Déçue de la représentation de la Turquie dans les médias français, Öznur Sirene, originaire d'Istanbul et diplômée de Sciences Po Paris, a créé le média Red'action, alimenté par une petite équipe bénévole et suivi par 19 000 personnes sur Facebook. "C'est une initiative personnelle, car on trouvait qu'il y avait beaucoup de contre-vérités et de désinformation sur la Turquie", affirme-t-elle. Si elle reconnaît soutenir "à titre personnel" Erdogan, elle assure que "le gouvernement ne [les] a pas incités à monter le média", créé juste après la tentative de coup d'Etat de 2016.

"Non seulement les sources en langue turque sont très limitées car il n'y a quasiment plus de médias d'opposition, mais en France, les Franco-Turcs eux-mêmes ne veulent pas entendre d'autres voix. Ils veulent qu'on leur dise que tout ce qui se passe en Turquie est formidable", affirme de son côté Sami Kilic, dont l'hebdomadaire franco-turc Zaman a fermé après le coup d'Etat avorté.

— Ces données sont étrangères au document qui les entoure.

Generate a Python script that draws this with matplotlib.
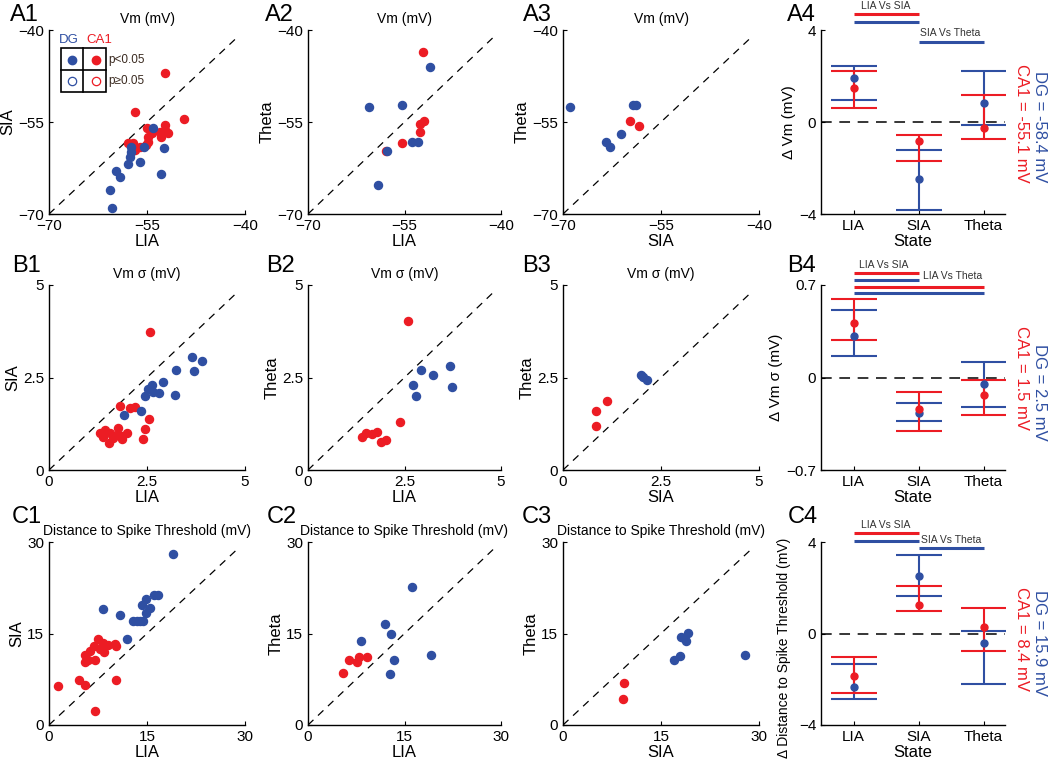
import matplotlib
matplotlib.use("Agg")
import matplotlib.pyplot as plt
from matplotlib.patches import Rectangle
from matplotlib.lines import Line2D

plt.rcParams['font.family'] = ['Liberation Sans', 'DejaVu Sans']

BLUE = '#2f4fa2'
RED = '#ec1c24'

# ---------------- data: Vm (mV) ----------------
a1_ca1_x = [-52.2, -56.8, -49.3, -55.0, -52.3, -52.2, -51.8, -52.8, -54.9, -54.3, -54.8, -55.1, -56.1, -56.9, -57.9, -57.2, -53.0]
a1_ca1_y = [-47.0, -53.4, -54.5, -55.9, -55.5, -56.3, -56.8, -57.4, -57.4, -56.8, -58.2, -58.8, -59.0, -59.6, -58.5, -58.4, -56.6]
a1_dg_x = [-54.1, -55.5, -52.4, -56.0, -57.4, -57.6, -57.9, -59.7, -59.2, -52.9, -60.6, -60.4, -57.5]
a1_dg_y = [-55.9, -59.1, -59.3, -61.6, -59.0, -60.7, -61.9, -63.0, -64.0, -63.5, -66.1, -69.1, -59.9]

a2_ca1_x = [-52.1, -52.6, -52.0, -52.6, -55.4, -57.8]
a2_ca1_y = [-43.6, -55.4, -54.8, -56.7, -58.5, -59.7]
a2_dg_x = [-51.0, -60.5, -55.4, -53.8, -52.9, -57.7, -59.1]
a2_dg_y = [-46.1, -52.6, -52.3, -58.3, -58.3, -59.7, -65.3]

a3_ca1_x = [-59.7, -58.4]
a3_ca1_y = [-54.8, -55.7]
a3_dg_x = [-69.0, -59.3, -58.9, -61.1, -63.4, -62.8]
a3_dg_y = [-52.6, -52.3, -52.3, -57.0, -58.2, -59.0]

# ---------------- data: Vm sigma (mV) ----------------
b1_ca1_x = [2.57, 1.81, 2.06, 2.19, 2.56, 2.46, 2.39, 1.42, 1.55, 1.76, 1.38, 1.64, 1.85, 1.98, 1.53, 1.87, 1.29, 1.74]
b1_ca1_y = [3.72, 1.73, 1.68, 1.71, 1.37, 1.12, 0.83, 1.08, 1.01, 1.13, 0.90, 0.86, 0.92, 0.99, 0.74, 0.83, 0.99, 0.95]
b1_dg_x = [3.64, 3.90, 3.71, 3.24, 3.21, 2.91, 2.63, 2.53, 2.44, 2.66, 2.80, 1.91, 2.35]
b1_dg_y = [3.05, 2.94, 2.68, 2.70, 2.02, 2.39, 2.30, 2.18, 2.00, 2.12, 2.09, 1.50, 1.60]

b2_ca1_x = [2.59, 2.38, 1.41, 1.49, 1.65, 1.80, 1.89, 2.01]
b2_ca1_y = [4.04, 1.31, 0.90, 0.99, 0.97, 1.03, 0.75, 0.81]
b2_dg_x = [2.71, 2.94, 3.25, 3.68, 3.74, 2.81]
b2_dg_y = [2.30, 2.69, 2.57, 2.81, 2.25, 2.01]

b3_ca1_x = [0.83, 0.83, 1.12]
b3_ca1_y = [1.60, 1.19, 1.86]
b3_dg_x = [2.00, 2.05, 2.14]
b3_dg_y = [2.56, 2.52, 2.43]

# ---------------- data: distance to spike threshold (mV) ----------------
c1_ca1_x = [1.4, 4.6, 5.5, 7.1, 10.3, 10.3, 10.1, 7.5, 8.3, 9.0, 6.9, 6.3, 5.5, 5.5, 6.0, 7.0, 7.8, 8.4]
c1_ca1_y = [6.4, 7.4, 6.5, 2.35, 7.3, 13.0, 13.3, 14.1, 13.5, 13.1, 13.0, 12.2, 11.5, 10.4, 10.7, 10.7, 12.4, 11.9]
c1_dg_x = [19.0, 8.3, 10.9, 11.9, 12.8, 13.4, 13.9, 14.2, 14.9, 15.4, 14.8, 16.0, 16.7, 14.4]
c1_dg_y = [28.0, 19.05, 18.1, 14.1, 17.1, 17.1, 17.1, 19.7, 20.7, 19.2, 18.3, 21.3, 21.3, 17.1]

c2_ca1_x = [5.5, 6.4, 7.6, 8.0, 9.1]
c2_ca1_y = [8.5, 10.7, 10.3, 11.2, 11.1]
c2_dg_x = [16.15, 11.9, 12.9, 8.3, 13.4, 12.8, 19.1]
c2_dg_y = [22.7, 16.5, 15.0, 13.85, 10.6, 8.3, 11.5]

c3_ca1_x = [9.4, 9.2]
c3_ca1_y = [6.9, 4.3]
c3_dg_x = [19.1, 18.1, 18.5, 18.8, 17.9, 17.0, 27.8]
c3_dg_y = [15.1, 14.45, 14.3, 13.8, 11.3, 10.6, 11.5]

# ---------------- data: state changes (mean, upper, lower) ----------------
states = ['LIA', 'SIA', 'Theta']

a4_dg_mean = [1.91, -2.49, 0.81]
a4_dg_hi = [2.45, -1.23, 2.20]
a4_dg_lo = [0.94, -3.84, -0.13]
a4_ca1_mean = [1.46, -0.81, -0.25]
a4_ca1_hi = [2.20, -0.58, 1.16]
a4_ca1_lo = [0.61, -1.68, -0.72]

b4_dg_mean = [0.311, -0.268, -0.051]
b4_dg_hi = [0.510, -0.195, 0.121]
b4_dg_lo = [0.164, -0.326, -0.222]
b4_ca1_mean = [0.412, -0.240, -0.136]
b4_ca1_hi = [0.596, -0.106, -0.020]
b4_ca1_lo = [0.286, -0.404, -0.281]

c4_dg_mean = [-2.32, 2.50, -0.42]
c4_dg_hi = [-1.35, 3.42, 0.13]
c4_dg_lo = [-2.88, 1.62, -2.21]
c4_ca1_mean = [-1.86, 1.23, 0.28]
c4_ca1_hi = [-1.02, 2.06, 1.11]
c4_ca1_lo = [-2.60, 0.99, -0.75]

# significance bars: (color, from state, to state, level)
a4_sig = [('r', 1, 2, 4.68), ('b', 1, 2, 4.35), ('b', 2, 3, 3.48)]
a4_sig_text = [('LIA Vs SIA', 1.5, 5.06), ('SIA Vs Theta', 2.49, 3.88)]
b4_sig = [('r', 1, 2, 0.791), ('b', 1, 2, 0.738), ('r', 1, 3, 0.687), ('b', 1, 3, 0.636)]
b4_sig_text = [('LIA Vs SIA', 1.47, 0.854), ('LIA Vs Theta', 2.52, 0.765)]
c4_sig = [('r', 1, 2, 4.38), ('b', 1, 2, 4.06), ('b', 2, 3, 3.74)]
c4_sig_text = [('LIA Vs SIA', 1.5, 4.73), ('SIA Vs Theta', 2.5, 4.09)]

# ---------------- layout ----------------
W, H = 1050, 763
fig = plt.figure(figsize=(10.5, 7.63), dpi=100)

col_left = [49, 308, 563, 821]
col_width = [196, 193, 196, 184]
row_top = [30, 285, 542]
row_height = [184, 185, 183]


def make_ax(r, c):
    l, w = col_left[c], col_width[c]
    t, h = row_top[r], row_height[r]
    ax = fig.add_axes([l / W, 1 - (t + h) / H, w / W, h / H])
    ax.spines['top'].set_visible(False)
    ax.spines['right'].set_visible(False)
    ax.spines['left'].set_linewidth(1.0)
    ax.spines['bottom'].set_linewidth(1.0)
    ax.tick_params(direction='in', length=3, width=0.8, labelsize=11)
    ax.patch.set_visible(False)
    return ax


def fmt(ticks):
    return [f'{t:g}'.replace('-', '\u2212') for t in ticks]


def scatter_panel(ax, ca1_x, ca1_y, dg_x, dg_y, lim, ticks, xlabel, ylabel, title):
    lo, hi = lim
    end = lo + 0.96 * (hi - lo)
    ax.plot([lo, end], [lo, end], color='k', lw=0.9, dashes=(6, 5))
    ax.plot(ca1_x, ca1_y, 'o', color=RED, ms=5.8, mec=RED)
    ax.plot(dg_x, dg_y, 'o', color=BLUE, ms=5.8, mec=BLUE)
    ax.set_xlim(lo, hi)
    ax.set_ylim(lo, hi)
    ax.set_xticks(ticks)
    ax.set_yticks(ticks)
    ax.set_xticklabels(fmt(ticks))
    ax.set_yticklabels(fmt(ticks))
    ax.set_xlabel(xlabel, fontsize=12, labelpad=1)
    ax.set_ylabel(ylabel, fontsize=12, labelpad=2)
    ax.set_title(title, fontsize=10, pad=5)


def state_panel(ax, dg, ca1, ylim, yticks, ylabel, ylsize, sig, sig_text, dg_txt, ca1_txt, txt_y):
    x = [1, 2, 3]
    ax.axhline(0, color='k', lw=1.1, dashes=(7, 5))
    for (mean, hi, lo), col in ((dg, BLUE), (ca1, RED)):
        yerr = [[m - l for m, l in zip(mean, lo)], [h - m for m, h in zip(mean, hi)]]
        ax.errorbar(x, mean, yerr=yerr, fmt='o', color=col, ms=5, lw=1.5,
                    capsize=16.5, capthick=1.5, zorder=3)
    for c, a, b, y in sig:
        ax.plot([a, b], [y, y], color=RED if c == 'r' else BLUE, lw=2.2,
                clip_on=False, solid_capstyle='butt')
    for s, xx, yy in sig_text:
        ax.text(xx, yy, s, fontsize=7.5, color='#333333', ha='center', va='center')
    ax.set_xlim(0.5, 3.33)
    ax.set_ylim(*ylim)
    ax.set_xticks(x)
    ax.set_xticklabels(states, fontsize=11)
    ax.set_yticks(yticks)
    ax.set_yticklabels(fmt(yticks))
    ax.set_xlabel('State', fontsize=12, labelpad=1)
    ax.set_ylabel(ylabel, fontsize=ylsize, labelpad=2)
    ax.text(1.19, txt_y[0], dg_txt, color=BLUE, fontsize=12, rotation=-90,
            ha='center', va='center', transform=ax.transAxes)
    ax.text(1.087, txt_y[1], ca1_txt, color=RED, fontsize=12, rotation=-90,
            ha='center', va='center', transform=ax.transAxes)


# row A
ax = make_ax(0, 0)
scatter_panel(ax, a1_ca1_x, a1_ca1_y, a1_dg_x, a1_dg_y, (-70, -40), [-70, -55, -40], 'LIA', 'SIA', 'Vm (mV)')
# legend box in A1
tr = ax.transAxes
ax.add_patch(Rectangle((0.061, 0.663), 0.23, 0.239, fill=False, ec='k', lw=1.2,
                       transform=tr, clip_on=False))
ax.add_line(Line2D([0.173, 0.173], [0.663, 0.902], color='k', lw=1.2, transform=tr))
ax.add_line(Line2D([0.061, 0.291], [0.783, 0.783], color='k', lw=1.2, transform=tr))
ax.plot([0.117], [0.837], 'o', color=BLUE, ms=6, transform=tr)
ax.plot([0.24], [0.837], 'o', color=RED, ms=6, transform=tr)
ax.plot([0.117], [0.723], 'o', mfc='none', mec=BLUE, ms=6, mew=0.9, transform=tr)
ax.plot([0.24], [0.723], 'o', mfc='none', mec=RED, ms=6, mew=0.9, transform=tr)
ax.text(0.102, 0.946, 'DG', color=BLUE, fontsize=9.5, ha='center', va='center', transform=tr)
ax.text(0.255, 0.946, 'CA1', color=RED, fontsize=9.5, ha='center', va='center', transform=tr)
ax.text(0.305, 0.837, 'p<0.05', color='#3a2a20', fontsize=8.5, ha='left', va='center', transform=tr)
ax.text(0.305, 0.723, 'p\u22650.05', color='#3a2a20', fontsize=8.5, ha='left', va='center', transform=tr)

ax = make_ax(0, 1)
scatter_panel(ax, a2_ca1_x, a2_ca1_y, a2_dg_x, a2_dg_y, (-70, -40), [-70, -55, -40], 'LIA', 'Theta', 'Vm (mV)')
ax = make_ax(0, 2)
scatter_panel(ax, a3_ca1_x, a3_ca1_y, a3_dg_x, a3_dg_y, (-70, -40), [-70, -55, -40], 'SIA', 'Theta', 'Vm (mV)')
ax = make_ax(0, 3)
state_panel(ax, (a4_dg_mean, a4_dg_hi, a4_dg_lo), (a4_ca1_mean, a4_ca1_hi, a4_ca1_lo),
            (-4, 4), [-4, 0, 4], '\u0394 Vm (mV)', 11, a4_sig, a4_sig_text,
            'DG = -58.4 mV', 'CA1 = -55.1 mV', (0.473, 0.495))

# row B
ax = make_ax(1, 0)
scatter_panel(ax, b1_ca1_x, b1_ca1_y, b1_dg_x, b1_dg_y, (0, 5), [0, 2.5, 5], 'LIA', 'SIA', 'Vm \u03c3 (mV)')
ax = make_ax(1, 1)
scatter_panel(ax, b2_ca1_x, b2_ca1_y, b2_dg_x, b2_dg_y, (0, 5), [0, 2.5, 5], 'LIA', 'Theta', 'Vm \u03c3 (mV)')
ax = make_ax(1, 2)
scatter_panel(ax, b3_ca1_x, b3_ca1_y, b3_dg_x, b3_dg_y, (0, 5), [0, 2.5, 5], 'SIA', 'Theta', 'Vm \u03c3 (mV)')
ax = make_ax(1, 3)
state_panel(ax, (b4_dg_mean, b4_dg_hi, b4_dg_lo), (b4_ca1_mean, b4_ca1_hi, b4_ca1_lo),
            (-0.7, 0.7), [-0.7, 0, 0.7], '\u0394 Vm \u03c3 (mV)', 11, b4_sig, b4_sig_text,
            'DG = 2.5 mV', 'CA1 = 1.5 mV', (0.42, 0.497))

# row C
title_c = 'Distance to Spike Threshold (mV)'
ax = make_ax(2, 0)
scatter_panel(ax, c1_ca1_x, c1_ca1_y, c1_dg_x, c1_dg_y, (0, 30), [0, 15, 30], 'LIA', 'SIA', title_c)
ax = make_ax(2, 1)
scatter_panel(ax, c2_ca1_x, c2_ca1_y, c2_dg_x, c2_dg_y, (0, 30), [0, 15, 30], 'LIA', 'Theta', title_c)
ax = make_ax(2, 2)
scatter_panel(ax, c3_ca1_x, c3_ca1_y, c3_dg_x, c3_dg_y, (0, 30), [0, 15, 30], 'SIA', 'Theta', title_c)
ax = make_ax(2, 3)
state_panel(ax, (c4_dg_mean, c4_dg_hi, c4_dg_lo), (c4_ca1_mean, c4_ca1_hi, c4_ca1_lo),
            (-4, 4), [-4, 0, 4], '\u0394 Distance to Spike Threshold (mV)', 10, c4_sig, c4_sig_text,
            'DG = 15.9 mV', 'CA1 = 8.4 mV', (0.448, 0.47))
# keep the long label clear of the panel letter above it
ax.yaxis.set_label_coords(-0.165, 0.42)

# panel letters
letters = [('A1', 10, 21), ('A2', 265, 21), ('A3', 523, 21), ('A4', 787, 21),
           ('B1', 12, 272), ('B2', 266, 272), ('B3', 522, 272), ('B4', 787, 272),
           ('C1', 12, 523), ('C2', 267, 523), ('C3', 522, 523), ('C4', 788, 523)]
for s, px, py in letters:
    fig.text(px / W, 1 - py / H, s, fontsize=17, ha='left', va='baseline')

fig.savefig('out.png', dpi=100)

Une association "apolitique" très liée à l'AKP

Le soutien à Erdogan en Europe se manifeste concrètement en période électorale à travers l'Union des démocrates turcs européens (UETD). Cette association a été cofondée en 2005 par Ahmet Ogras, aujourd'hui président du Conseil français du culte musulman. C'est l'UETD qui a accueilli Erdogan lors de sa sixième assemblée générale, en Bosnie, le 20 mai 2018, pour son unique meeting européen dans le cadre de cette campagne. "Ils sont sollicités pour les élections, se mobilisent pour trouver des entrepreneurs qui financent et mettent à disposition des bus, pour que les gens n'engagent pas de frais pour aller voter", illustre Murat Ercan. De son côté, l'UETD nie toute mise à disposition de moyens de transport et assure "ne pas activement participer à la politique".

Il n'empêche que les images de réunions de ses membres brandissant des affiches de campagne de l'AKP sont abondamment relayées sur les réseaux sociaux de l'organisation. L'UETD rétorque qu'il s'agit de manifestations de soutien spontanées de la part de ses adhérents.

Un discours bien rodé, mais remis en cause par des experts. "Je sais bien ce qu'ils racontent, mais on n'est pas obligés d'être naïfs, on n'est pas obligés de les croire, tranche Didier Billion. Leurs déclarations sont toujours en soutien à ce que fait le gouvernement en Turquie. Les liens intellectuels et politiques sont avérés."